Power Play

Blue/Orange is a brilliant, electrifying examination of human relationships.

On opening night of Blue/Orange last Thursday at the Circle Theater, director Lamont Johnson addressed the audience before curtain. He explained that “anti-production weather” had knocked out power the previous Tuesday, and efforts to run through the play the past two evenings by the light of two dim flashlights had been useless. Subsequently, they were opening without benefit of dress rehearsal or preview.

In other words, Blue/Orange was opening cold.

Fortunately, the cast included two veteran Equity actors, Gregory Cooke and Christopher Marshall, in the roles of the psychiatrists.

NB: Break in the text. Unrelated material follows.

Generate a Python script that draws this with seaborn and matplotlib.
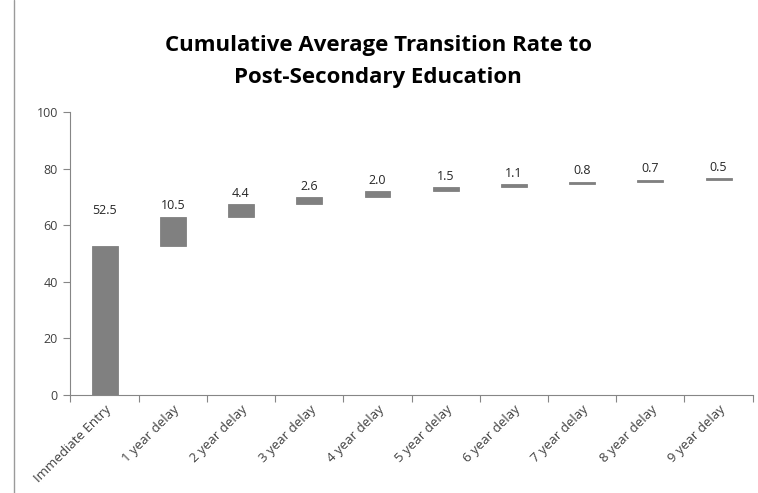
import numpy as np
import pandas as pd
import seaborn as sns
import matplotlib.pyplot as plt
from matplotlib.lines import Line2D

categories = ['Immediate Entry', '1 year delay', '2 year delay', '3 year delay', '4 year delay',
              '5 year delay', '6 year delay', '7 year delay', '8 year delay', '9 year delay']
increments = [52.5, 10.5, 4.4, 2.6, 2.0, 1.5, 1.1, 0.8, 0.7, 0.5]

df = pd.DataFrame({'stage': categories, 'rate': increments})
df['base'] = df['rate'].cumsum() - df['rate']
df['top'] = df['base'] + df['rate']

sns.set_style('white')
plt.rcParams['font.family'] = ['Open Sans', 'DejaVu Sans']

fig = plt.figure(figsize=(7.58, 4.93), dpi=100)
ax = fig.add_axes([0.093, 0.199, 0.9, 0.574])

# waterfall: grey bars floating on top of the running total
sns.barplot(data=df, x='stage', y='rate', bottom=df['base'].values, color='#808080',
            saturation=1, width=0.38, edgecolor='#808080', linewidth=0.6, ax=ax)

for i, row in df.iterrows():
    off = 21 if i == 0 else 3
    ax.annotate(f"{row['rate']:.1f}", (i, row['top']), xytext=(0, off), textcoords='offset points',
                ha='center', va='bottom', fontsize=9, color='#262626')

ax.set_xlim(-0.5, 9.5)
ax.set_ylim(0, 100)
ax.set_yticks(np.arange(0, 101, 20))
ax.set_xticks(np.arange(-0.5, 10, 1))
ax.set_xticklabels([])
ax.set_xticks(np.arange(10), minor=True)
ax.set_xticklabels(categories, minor=True, rotation=45, ha='right', rotation_mode='anchor',
                   fontsize=9.5, color='#404040')
ax.tick_params(axis='x', which='minor', length=0, pad=6)
ax.tick_params(axis='x', which='major', length=5, width=0.8, color='#868686', direction='out', bottom=True)
ax.tick_params(axis='y', length=5, width=0.8, color='#868686', direction='out', left=True,
               labelsize=9, labelcolor='#404040', pad=4)
ax.set_xlabel('')
ax.set_ylabel('')
sns.despine(ax=ax)
for s in ['left', 'bottom']:
    ax.spines[s].set_color('#868686')
    ax.spines[s].set_linewidth(0.8)

fig.suptitle('Cumulative Average Transition Rate to\nPost-Secondary Education', x=0.499, y=0.928,
             fontsize=16, fontweight='bold', color='#000000', linespacing=1.68)

# chart frame edge on the left
fig.add_artist(Line2D([0.019, 0.019], [0, 1], transform=fig.transFigure, color='#9a9a9a', lw=1))

fig.savefig('out.png', dpi=100)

Still, sustaining the play’s intense, pace-driven dialogue through three acts without those final rehearsals was going to be challenging.

The real pressure, however, lay squarely on Armando McClain, a talented young Julliard candidate currently attending Chabot Junior College in Hayward. The role of Christopher, a black patient in a psych ward, marks McClain’s first appearance at Pac Rep and may be the most important of his brief career.

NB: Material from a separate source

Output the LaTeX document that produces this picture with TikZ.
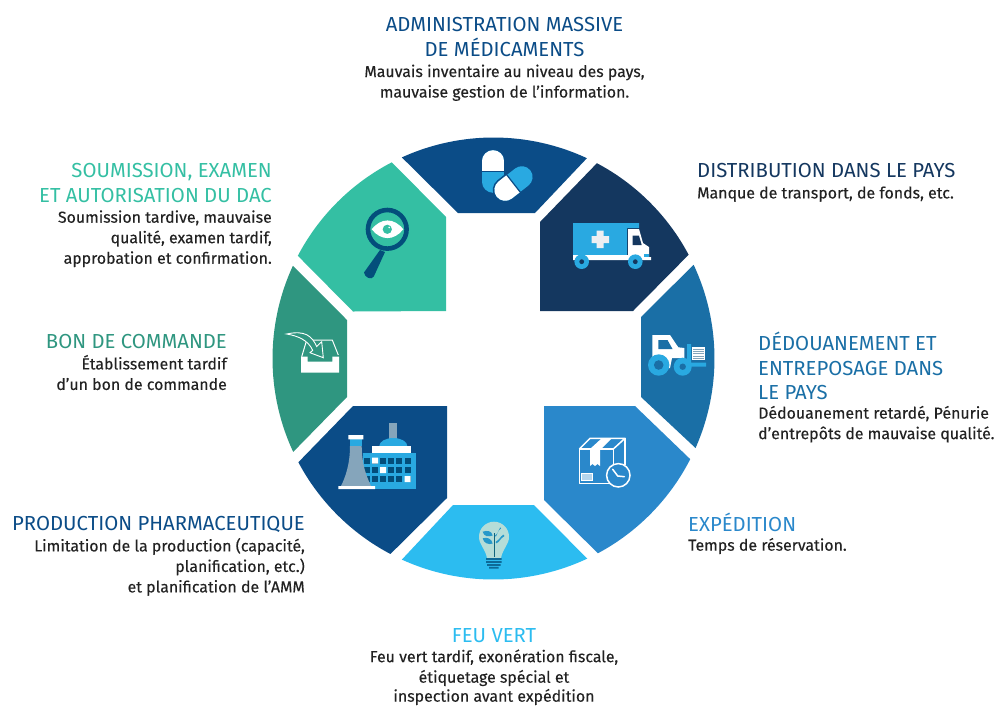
\documentclass[tikz,border=0pt]{standalone}
\usepackage{fontspec}
\setmainfont{Fira Sans}
\newfontfamily\bodyfont{Fira Sans}[FakeBold=0.25]
\definecolor{cA}{HTML}{0B4C87}
\definecolor{cB}{HTML}{14375F}
\definecolor{cC}{HTML}{1A6FA6}
\definecolor{cD}{HTML}{2A88CB}
\definecolor{cE}{HTML}{2CBCF0}
\definecolor{cF}{HTML}{2F9680}
\definecolor{cG}{HTML}{34BFA3}
\definecolor{iconblue}{HTML}{29A9E1}
\definecolor{icondark}{HTML}{034E7B}
\definecolor{icongrey}{HTML}{85A5BB}
\definecolor{bulb}{HTML}{B5DDD8}
\definecolor{txt}{HTML}{222222}
\newcommand\ttl[2]{{\normalfont\fontsize{20.3}{20.7}\selectfont\color{#1}#2}}
\newcommand\seg[4]{\fill[#1] (c) ++(#2:221) arc[start angle=#2,end angle=#3,radius=221] -- #4 -- cycle;}
\tikzset{
  lab/.style={inner sep=0pt,text=txt,font=\bodyfont\fontsize{15.9}{20.5}\selectfont},
  labr/.style={lab,anchor=north east,align=right},
  labl/.style={lab,anchor=north west,align=left},
  labc/.style={lab,anchor=north,align=center},
  wl/.style={draw=white,line width=1.5pt},
  pill/.style={line width=21.6pt,line cap=round},
}
\begin{document}
\begin{tikzpicture}[x=1pt,y=-1pt]
\useasboundingbox (0,0) rectangle (999,705);
\coordinate (c) at (493.5,358.5);
% segments
\seg{cA}{-114.5}{-65}{(535,213) -- (458,213)}
\seg{cB}{-62.1}{-28}{(633,311) -- (540,311) -- (540,222)}
\seg{cC}{-25.1}{23.9}{(641,397) -- (641,317)}
\seg{cD}{27.1}{61.8}{(544,500) -- (544,406) -- (635,406)}
\seg{cE}{64.9}{114.5}{(453,505) -- (534,505)}
\seg{cA}{117.8}{152}{(353,406) -- (447,406) -- (447,498)}
\seg{cF}{155}{204.8}{(347,320) -- (347,397)}
\seg{cG}{207.7}{242.6}{(446,217) -- (446,311) -- (353,311.5)}
% pills
\draw[pill,iconblue] (493.2,161) -- (493.2,182);
\begin{scope}
 \clip (470,140) rectangle (520,171.5);
 \draw[pill,white] (493.2,161) -- (493.2,182);
\end{scope}
\draw[cA,line width=1pt] (482,171.5) -- (504.5,171.5);
\draw[line width=25pt,line cap=round,cA] (505.2,190) -- (521.8,177);
\draw[pill,iconblue] (505.2,190) -- (521.8,177);
\begin{scope}
 \clip (532,207.1) -- (495,159.9) -- (463.5,184.5) -- (500.5,231.7) -- cycle;
 \draw[pill,white] (505.2,190) -- (521.8,177);
\end{scope}
\draw[cA,line width=1.2pt] (506.7,174.8) -- (520.3,192.2);
% truck
\fill[iconblue] (573,223) -- (639,223) -- (639,228) -- (627,228) -- (627,255) -- (573,255) -- cycle;
\fill[white] (628,229) -- (639,229) -- (643,243) -- (649,247) -- (649,257) -- (651,257) -- (651,260) -- (573,260) -- (573,255) -- (628,255) -- cycle;
\fill[cB] (632.7,235.7) -- (639,235.7) -- (641.7,245) -- (632.7,245) -- cycle;
\fill[iconblue] (643.7,254) rectangle (649,257.3);
\fill[white!92!cB] (596.5,230.5) rectangle (603.5,248) (591.7,236) rectangle (609,243);
\fill[iconblue] (581.7,261.7) circle[radius=7.3] (635.3,261.7) circle[radius=7.3];
\fill[cB] (581.7,261.7) circle[radius=2.4] (635.3,261.7) circle[radius=2.4];
% forklift
\fill[white] (652.3,335) -- (670,335) -- (678.3,347.3) -- (684.3,348) -- (684.3,358) -- (672,358) -- (670,368) -- (652.3,368) -- cycle;
\fill[cC] (658.3,340) -- (667.5,340) -- (672.5,349) -- (658.3,349) -- cycle;
\fill[iconblue] (658.7,365) circle[radius=10.7] (682.7,366.7) circle[radius=9];
\fill[cC] (658.7,365) circle[radius=4.8] (682.7,366.7) circle[radius=3.2];
\fill[iconblue] (687,344) rectangle (691,366) (687,362.7) rectangle (706,366.5);
\fill[white] (692.3,347.3) rectangle (705,360);
\foreach \yy in {349.5,351.7,353.9,356.1,358.3} {\draw[icongrey,line width=.9pt] (693.3,\yy) -- (704,\yy);}
% box
\draw[wl,line join=round] (579.3,449) rectangle (613.3,483.3);
\draw[wl,line join=round] (579.3,449) -- (590,438.3) -- (625,438.3) -- (613.3,449);
\draw[wl] (625,438.3) -- (625,465);
\fill[white] (590,449) -- (601,449) -- (611.7,438.3) -- (601.7,438.3) -- cycle;
\fill[white] (590,449) -- (600,449) -- (600,466) -- (597.5,464) -- (595,466) -- (592.5,464) -- (590,466) -- cycle;
\draw[white,line width=1pt,fill=white!65!cD] (581,473.5) rectangle (592.3,480.7);
\draw[wl,fill=cD] (618.3,475.3) circle[radius=11.7];
\draw[wl,line cap=round,line join=round] (612.7,469.3) -- (617.7,476) -- (624.3,476.7);
% bulb
\fill[bulb] (479,536.7) arc[start angle=180,end angle=360,radius=15] .. controls (509,545) and (503,548) .. (501,558) -- (487,558) .. controls (485,548) and (479,545) .. (479,536.7) -- cycle;
\draw[icondark!70!cF,line width=1pt] (494,557) -- (494,533);
\foreach \ax/\ay/\bx/\by in {482.7/531.7/492.7/535.5,495/535.5/501/528.5,482.7/538.3/492.7/543.5,495.5/542/504.5/536}
  {\fill[iconblue!90!black] (\ax,\ay) .. controls ({\ax+1},{\ay+5}) and ({\bx-4},{\by+1.5}) .. (\bx,\by) .. controls ({\bx-1},{\by-5}) and ({\ax+4},{\ay-1.5}) .. (\ax,\ay) -- cycle;}
\fill[icondark!75!cE] (486,558) rectangle (501.5,559.8) (486,561) rectangle (501.5,562.8) (487,564) rectangle (500.5,565.8) (489,566.8) rectangle (498.5,568.5);
% factory
\fill[iconblue] (362.7,453) rectangle (416,489);
\foreach \cx in {364,372,380,388,396,404.7} \foreach \ry in {457.7,467,476} {\fill[icondark] (\cx,\ry) rectangle ({\cx+6},{\ry+6});}
\fill[white] (372,457.7) rectangle (378,463.7) (380,467) rectangle (386,473) (404.7,476) rectangle (410.7,482);
\fill[icongrey] (389.3,423.3) rectangle (397.3,439);
\fill[iconblue] (379.3,446) arc[start angle=180,end angle=360,x radius=14,y radius=8] -- cycle;
\fill[white] (372,446) rectangle (411,453);
\fill[icongrey] (350,446) .. controls (350,465) and (345,478) .. (341,486) -- (371,486) .. controls (366,475) and (362,465) .. (361.7,446) -- cycle;
\fill[iconblue] (350,439) rectangle (361.7,446);
\fill[white] (348.3,435) rectangle (363.3,439.3) (338.3,486) rectangle (375,489);
% inbox
\draw[white,line width=1pt,line join=miter] (301.7,356.7) -- (306.7,340) -- (332.3,340) -- (338.3,355);
\fill[white] (301,356.7) -- (307.7,356.7) -- (307.7,361.7) -- (332.3,361.7) -- (332.3,356.7) -- (339,356.7) -- (339,372.7) -- (301,372.7) -- cycle;
\draw[white,line width=.9pt,fill=cF,line join=miter] (286.7,334) .. controls (305,330) and (312,336) .. (316.7,346.5) -- (321.7,341.7) -- (323.3,357.7) -- (310,352.7) -- (312.7,350.3) .. controls (308,340) and (298,336) .. (286.7,334) -- cycle;
% magnifier
\fill[icondark] (380,250) -- (385,252) -- (373.8,276.5) .. controls (371.5,280.5) and (364.5,277.5) .. (364,272.5) -- cycle;
\draw[icondark,line width=4.6pt,fill=cG] (387.3,229.3) circle[radius=19.3];
\fill[white] (371.7,229.3) .. controls (381,217.5) and (394,217.5) .. (403.3,229.3) .. controls (394,241) and (381,241) .. (371.7,229.3) -- cycle;
\fill[cG] (387.3,229.3) circle[radius=4.6];
\fill[white] (389.2,227.4) circle[radius=.9];
% labels
\node[labc] (lA) at (504.5,17.5) {\ttl{cA}{ADMINISTRATION MASSIVE}\\[3.8pt]\ttl{cA}{DE MÉDICAMENTS}\\[.3pt]Mauvais inventaire au niveau des pays,\\mauvaise gestion de l’information.};
\node[labl] (lB) at (697,163.5) {\ttl{cB}{DISTRIBUTION DANS LE PAYS}\\Manque de transport, de fonds, etc.};
\node[labl] (lC) at (758,332) {\ttl{cC}{DÉDOUANEMENT ET}\\[3.8pt]\ttl{cC}{ENTREPOSAGE DANS}\\[3.8pt]\ttl{cC}{LE PAYS}\\[-1.2pt]Dédouanement retardé, Pénurie\\d’entrepôts de mauvaise qualité.};
\node[labl] (lD) at (688,512.5) {\ttl{cD}{EXPÉDITION}\\[-1pt]Temps de réservation.};
\node[labc] (lE) at (494,628.5) {\ttl{cE}{FEU VERT}\\[-1pt]Feu vert tardif, exonération fiscale,\\étiquetage spécial et\\[-1.5pt]inspection avant expédition};
\node[labr] (lF) at (305,516.5) {\ttl{cA}{PRODUCTION PHARMACEUTIQUE}\\Limitation de la production (capacité,\\planification, etc.)\\et planification de l’AMM};
\node[labr] (lG) at (227,334.5) {\ttl{cF}{BON DE COMMANDE}\\Établissement tardif\\d’un bon de commande};
\node[labr] (lH) at (272,163.5) {\ttl{cG}{SOUMISSION, EXAMEN}\\[3.8pt]\ttl{cG}{ET AUTORISATION DU DAC}\\Soumission tardive, mauvaise\\qualité, examen tardif,\\approbation et confirmation.};
\end{tikzpicture}
\end{document}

So when Johnson boldly concluded his pre-show disclaimer, proclaiming, “But this is not a preview, this is opening night,” the audience cheered, the lights went down, and my eyes sought the murky pre-curtain darkness for McClain.

But when the lights came back up and this entrancing, brilliant and ultimately anguishing play began, neither McClain’s, nor Cooke’s or Marshall’s seamless performances showed any negative effect from the lack of rehearsal. In spite of a two-day power outage, Blue/Orange’s opening was electric.

Joe Penhall’s play won the London Critics‚ Circle, Evening Standard and Olivier Awards in 2000, an impressive list. It deftly handles a number of big themes. Capturing the essence of our fatal flaws as humans, its exasperating conflict gives us an appreciation for the machinations of war, bi-partisan politics, divorce, violence and murder. It is a portrait of how hierarchy, pride and pettiness inflate arguments into battles.

Blue/Orange opens with a doctor and his young black patient sitting in a London mental institution. The patient, Christopher, has been under observation for 28 days and is due to be released the next day.

The question at the center of the play is whether he is ready to re-enter society. The young doctor believes Christopher is a paranoid schizophrenic in need of further institutionalization, but to be sure, he invites his mentor and superior to observe the patient before any decision is made.

The young physician’s mentor, an older, jaded consultant, enters the room sipping coffee. In a telling moment, he turns his back to Christopher and jabbers with his protégé for a few minutes before acknowledging the patient.

It’s immediately clear that the older consultant has made up his mind before entering the room. He’s decided that Christopher’s borderline personality disorder is a minor condition exacerbated by “institutional racism” and ethnocentric diagnoses. It’s an opinion based on personal “pet” research and provides the catalyst for Blue/Orange’s increasingly disturbing and raw conflict.

Confronted with the younger doctor’s ever more frustrated counter-arguments, the older doctor resorts to glib literary theories, childish retorts and naked displays of rank intimidation. When, in the first act, he tells the young doctor, “It’s semantics and right now my semantics are better than yours,” it’s his first admission that the patient is no longer the issue—pride is the issue.

Cooke is wonderful as the flip, egotistical, and insecure older consultant. His frustrated attempts to cajole, threaten and then mollify his young protégé are delightfully nuanced and frequently nauseating.

Marshall plays the young doctor masterfully. His depiction of a hotheaded man caught between the Scylla and Charybdis of integrity and self-preservation is exhilarating and painful to watch. Penhall’s brilliant script sets the noose around his neck early, but doesn’t yank the trapdoor for three tantalizing acts.

Finally, McClain handles the difficult role of Christopher with a deft hand. His attention to detail as a mad black “punter” out of London’s Shepherd’s Bush neighborhood is impressive. He handles both the illness and the cultural elements of his character extremely well. It’s a role that could have been easily overdone, but McClain shows great control and intensity.

The ending of Blue/Orange leaves the audience with a sense of gut-wrenching futility, not just as concerns the doctors and Christopher, but the human race in general. Tremendously written, acted and directed, this is potent stuff, and like the “anti-production weather” that prevented final rehearsals, it leaves one feeling powerless.